Records shown:
•••
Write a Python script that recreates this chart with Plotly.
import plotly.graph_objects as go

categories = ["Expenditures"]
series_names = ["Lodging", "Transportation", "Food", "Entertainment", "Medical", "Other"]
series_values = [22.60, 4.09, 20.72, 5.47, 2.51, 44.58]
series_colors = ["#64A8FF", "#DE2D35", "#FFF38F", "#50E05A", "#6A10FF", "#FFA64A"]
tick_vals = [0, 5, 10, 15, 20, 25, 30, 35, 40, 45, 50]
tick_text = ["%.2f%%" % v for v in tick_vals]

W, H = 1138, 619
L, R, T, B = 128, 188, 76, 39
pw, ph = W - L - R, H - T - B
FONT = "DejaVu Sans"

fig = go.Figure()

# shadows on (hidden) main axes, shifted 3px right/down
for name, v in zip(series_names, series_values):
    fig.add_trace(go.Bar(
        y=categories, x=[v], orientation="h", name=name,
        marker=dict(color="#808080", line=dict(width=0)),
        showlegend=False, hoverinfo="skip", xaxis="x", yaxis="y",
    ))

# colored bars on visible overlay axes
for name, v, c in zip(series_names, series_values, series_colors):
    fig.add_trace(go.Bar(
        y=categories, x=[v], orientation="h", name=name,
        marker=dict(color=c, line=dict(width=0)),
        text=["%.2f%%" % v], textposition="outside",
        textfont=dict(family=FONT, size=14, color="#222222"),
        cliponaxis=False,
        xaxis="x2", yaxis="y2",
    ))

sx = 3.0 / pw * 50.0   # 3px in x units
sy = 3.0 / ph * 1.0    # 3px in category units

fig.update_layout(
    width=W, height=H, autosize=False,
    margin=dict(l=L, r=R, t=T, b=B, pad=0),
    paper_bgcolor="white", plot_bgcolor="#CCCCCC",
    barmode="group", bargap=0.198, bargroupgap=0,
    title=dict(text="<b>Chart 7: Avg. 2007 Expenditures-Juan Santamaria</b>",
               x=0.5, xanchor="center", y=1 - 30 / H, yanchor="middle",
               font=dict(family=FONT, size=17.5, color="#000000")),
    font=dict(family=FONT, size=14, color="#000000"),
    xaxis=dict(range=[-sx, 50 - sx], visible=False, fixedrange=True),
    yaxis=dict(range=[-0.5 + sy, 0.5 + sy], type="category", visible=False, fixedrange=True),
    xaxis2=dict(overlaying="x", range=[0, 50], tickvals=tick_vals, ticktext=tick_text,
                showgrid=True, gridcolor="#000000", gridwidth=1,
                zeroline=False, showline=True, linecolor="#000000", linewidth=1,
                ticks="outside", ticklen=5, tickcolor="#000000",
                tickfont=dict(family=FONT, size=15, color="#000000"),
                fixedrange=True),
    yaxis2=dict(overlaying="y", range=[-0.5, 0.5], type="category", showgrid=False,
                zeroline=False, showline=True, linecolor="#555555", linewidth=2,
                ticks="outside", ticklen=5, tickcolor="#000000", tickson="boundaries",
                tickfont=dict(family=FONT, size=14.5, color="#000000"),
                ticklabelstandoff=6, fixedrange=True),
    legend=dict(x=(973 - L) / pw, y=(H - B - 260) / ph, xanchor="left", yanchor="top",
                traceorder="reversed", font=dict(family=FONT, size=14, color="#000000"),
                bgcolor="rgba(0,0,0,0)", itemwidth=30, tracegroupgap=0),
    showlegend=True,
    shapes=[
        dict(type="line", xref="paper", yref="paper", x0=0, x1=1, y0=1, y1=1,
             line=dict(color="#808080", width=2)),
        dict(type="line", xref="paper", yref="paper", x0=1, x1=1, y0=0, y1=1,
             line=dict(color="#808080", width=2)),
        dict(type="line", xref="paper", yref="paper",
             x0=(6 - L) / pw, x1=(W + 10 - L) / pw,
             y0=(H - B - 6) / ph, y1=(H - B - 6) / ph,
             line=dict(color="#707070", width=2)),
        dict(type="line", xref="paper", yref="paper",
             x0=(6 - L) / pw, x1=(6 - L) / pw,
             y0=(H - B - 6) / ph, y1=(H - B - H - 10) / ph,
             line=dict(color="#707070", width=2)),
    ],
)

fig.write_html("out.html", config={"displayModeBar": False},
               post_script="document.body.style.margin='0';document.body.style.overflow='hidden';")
•••
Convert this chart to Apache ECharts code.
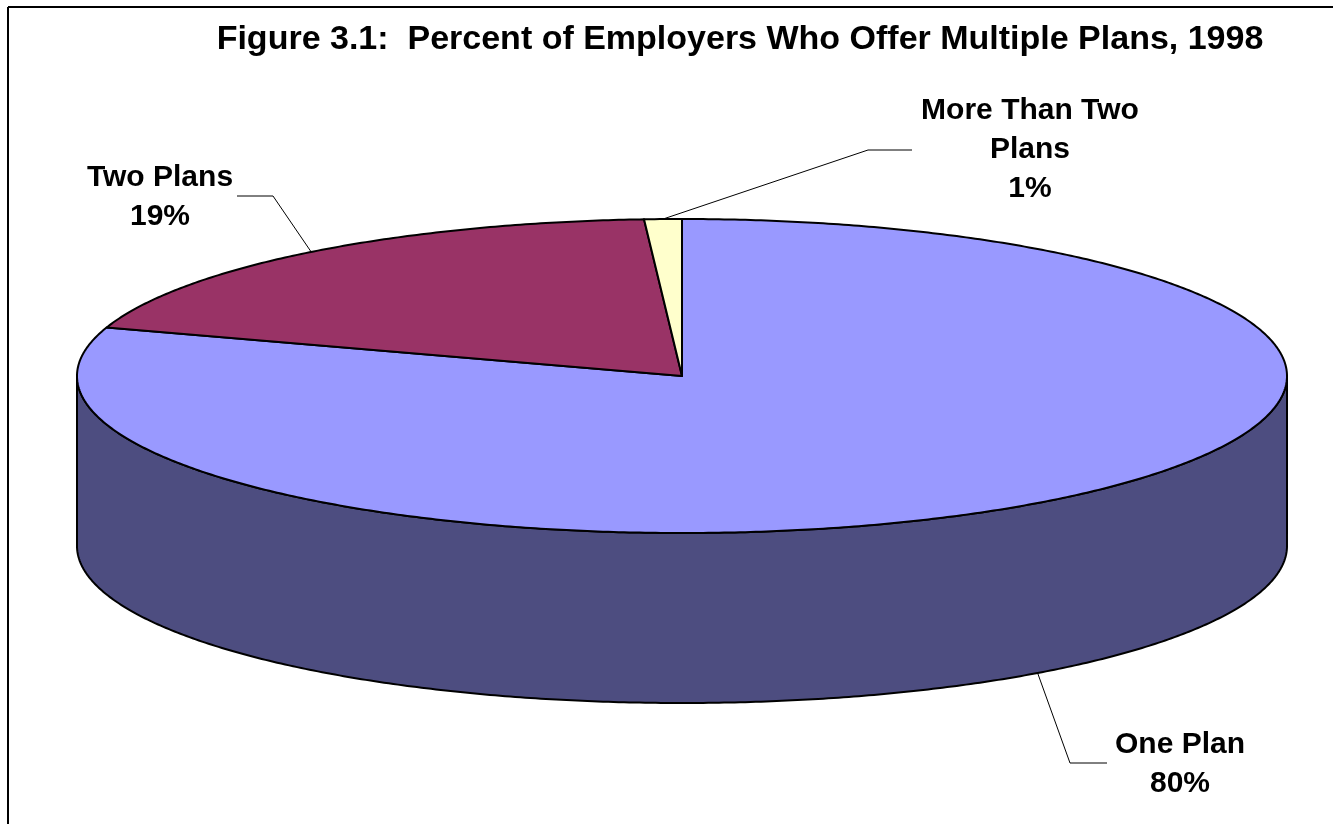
•••
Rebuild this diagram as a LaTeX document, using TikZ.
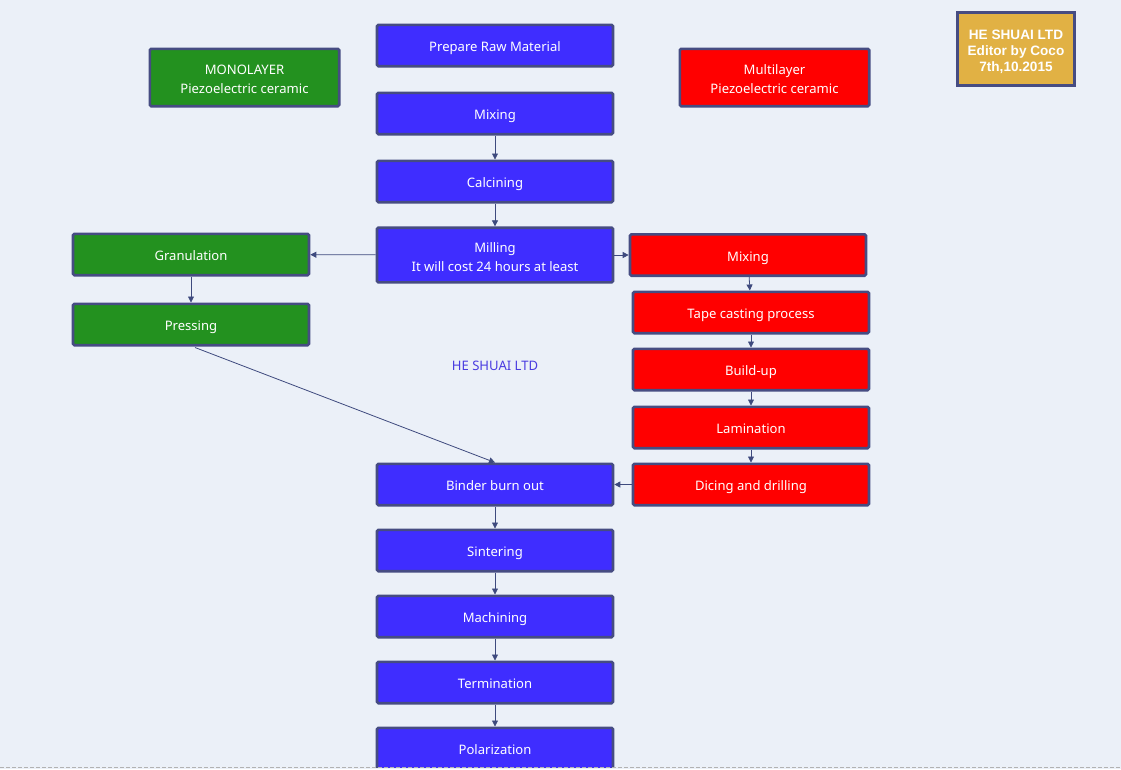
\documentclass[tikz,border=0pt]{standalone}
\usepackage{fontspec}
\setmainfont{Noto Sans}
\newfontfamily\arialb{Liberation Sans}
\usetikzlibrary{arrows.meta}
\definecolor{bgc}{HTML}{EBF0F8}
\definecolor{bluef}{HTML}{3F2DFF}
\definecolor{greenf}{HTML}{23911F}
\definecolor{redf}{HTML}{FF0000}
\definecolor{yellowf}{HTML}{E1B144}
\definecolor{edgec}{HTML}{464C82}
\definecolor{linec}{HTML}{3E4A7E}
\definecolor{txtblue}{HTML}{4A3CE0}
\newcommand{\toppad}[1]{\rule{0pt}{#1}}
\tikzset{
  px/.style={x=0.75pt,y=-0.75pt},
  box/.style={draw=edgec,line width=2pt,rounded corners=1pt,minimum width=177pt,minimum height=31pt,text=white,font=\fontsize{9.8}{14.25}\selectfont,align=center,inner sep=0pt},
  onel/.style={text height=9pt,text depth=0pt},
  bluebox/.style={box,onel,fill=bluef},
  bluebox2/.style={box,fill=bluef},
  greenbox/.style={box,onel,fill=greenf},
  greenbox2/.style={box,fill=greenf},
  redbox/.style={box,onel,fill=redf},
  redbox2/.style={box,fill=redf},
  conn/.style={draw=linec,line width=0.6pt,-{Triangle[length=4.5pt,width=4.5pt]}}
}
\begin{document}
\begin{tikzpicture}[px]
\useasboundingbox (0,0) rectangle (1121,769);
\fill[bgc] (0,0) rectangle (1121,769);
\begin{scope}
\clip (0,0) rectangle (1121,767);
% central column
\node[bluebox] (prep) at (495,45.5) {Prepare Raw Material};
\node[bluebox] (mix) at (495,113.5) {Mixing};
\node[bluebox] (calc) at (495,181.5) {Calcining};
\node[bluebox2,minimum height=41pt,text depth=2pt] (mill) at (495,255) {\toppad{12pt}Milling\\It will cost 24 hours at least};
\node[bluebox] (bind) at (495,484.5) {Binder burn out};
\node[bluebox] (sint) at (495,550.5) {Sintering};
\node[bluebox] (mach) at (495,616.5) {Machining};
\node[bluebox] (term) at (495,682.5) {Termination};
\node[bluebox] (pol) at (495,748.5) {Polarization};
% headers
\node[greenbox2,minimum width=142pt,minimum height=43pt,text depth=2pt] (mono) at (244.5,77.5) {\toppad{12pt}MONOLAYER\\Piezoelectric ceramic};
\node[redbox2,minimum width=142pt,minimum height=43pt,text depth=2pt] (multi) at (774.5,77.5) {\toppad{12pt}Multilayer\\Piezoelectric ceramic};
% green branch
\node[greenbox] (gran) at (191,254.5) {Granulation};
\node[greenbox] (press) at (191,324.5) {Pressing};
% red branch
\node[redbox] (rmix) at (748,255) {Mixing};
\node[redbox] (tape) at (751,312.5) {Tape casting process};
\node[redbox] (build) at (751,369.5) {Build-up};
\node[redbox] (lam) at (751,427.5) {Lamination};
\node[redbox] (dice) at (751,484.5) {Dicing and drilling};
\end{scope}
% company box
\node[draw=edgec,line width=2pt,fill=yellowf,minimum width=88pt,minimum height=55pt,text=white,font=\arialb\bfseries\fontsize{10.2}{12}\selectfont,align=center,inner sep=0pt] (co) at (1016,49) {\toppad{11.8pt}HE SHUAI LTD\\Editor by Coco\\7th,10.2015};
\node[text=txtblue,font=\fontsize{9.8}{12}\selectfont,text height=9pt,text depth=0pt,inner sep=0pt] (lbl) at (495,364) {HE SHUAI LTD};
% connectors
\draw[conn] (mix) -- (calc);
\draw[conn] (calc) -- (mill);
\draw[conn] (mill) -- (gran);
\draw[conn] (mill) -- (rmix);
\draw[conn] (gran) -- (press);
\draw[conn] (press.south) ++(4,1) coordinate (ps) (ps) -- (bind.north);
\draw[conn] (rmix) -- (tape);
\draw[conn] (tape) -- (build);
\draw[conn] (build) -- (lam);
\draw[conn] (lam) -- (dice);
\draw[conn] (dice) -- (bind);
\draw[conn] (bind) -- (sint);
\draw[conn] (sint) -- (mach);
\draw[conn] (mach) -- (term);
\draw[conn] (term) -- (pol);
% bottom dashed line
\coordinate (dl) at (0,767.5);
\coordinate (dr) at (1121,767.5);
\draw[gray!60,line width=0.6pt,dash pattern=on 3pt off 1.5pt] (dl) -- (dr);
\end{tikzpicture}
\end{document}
•••
Requirement:
Reproduce exactly the lines from the line with "Write a Python" through the line with "sy = 3.0 / ph", both end lines included, and only those lines.

Result below:
Write a Python script that recreates this chart with Plotly.
import plotly.graph_objects as go

categories = ["Expenditures"]
series_names = ["Lodging", "Transportation", "Food", "Entertainment", "Medical", "Other"]
series_values = [22.60, 4.09, 20.72, 5.47, 2.51, 44.58]
series_colors = ["#64A8FF", "#DE2D35", "#FFF38F", "#50E05A", "#6A10FF", "#FFA64A"]
tick_vals = [0, 5, 10, 15, 20, 25, 30, 35, 40, 45, 50]
tick_text = ["%.2f%%" % v for v in tick_vals]

W, H = 1138, 619
L, R, T, B = 128, 188, 76, 39
pw, ph = W - L - R, H - T - B
FONT = "DejaVu Sans"

fig = go.Figure()

# shadows on (hidden) main axes, shifted 3px right/down
for name, v in zip(series_names, series_values):
    fig.add_trace(go.Bar(
        y=categories, x=[v], orientation="h", name=name,
        marker=dict(color="#808080", line=dict(width=0)),
        showlegend=False, hoverinfo="skip", xaxis="x", yaxis="y",
    ))

# colored bars on visible overlay axes
for name, v, c in zip(series_names, series_values, series_colors):
    fig.add_trace(go.Bar(
        y=categories, x=[v], orientation="h", name=name,
        marker=dict(color=c, line=dict(width=0)),
        text=["%.2f%%" % v], textposition="outside",
        textfont=dict(family=FONT, size=14, color="#222222"),
        cliponaxis=False,
        xaxis="x2", yaxis="y2",
    ))

sx = 3.0 / pw * 50.0   # 3px in x units
sy = 3.0 / ph * 1.0    # 3px in category units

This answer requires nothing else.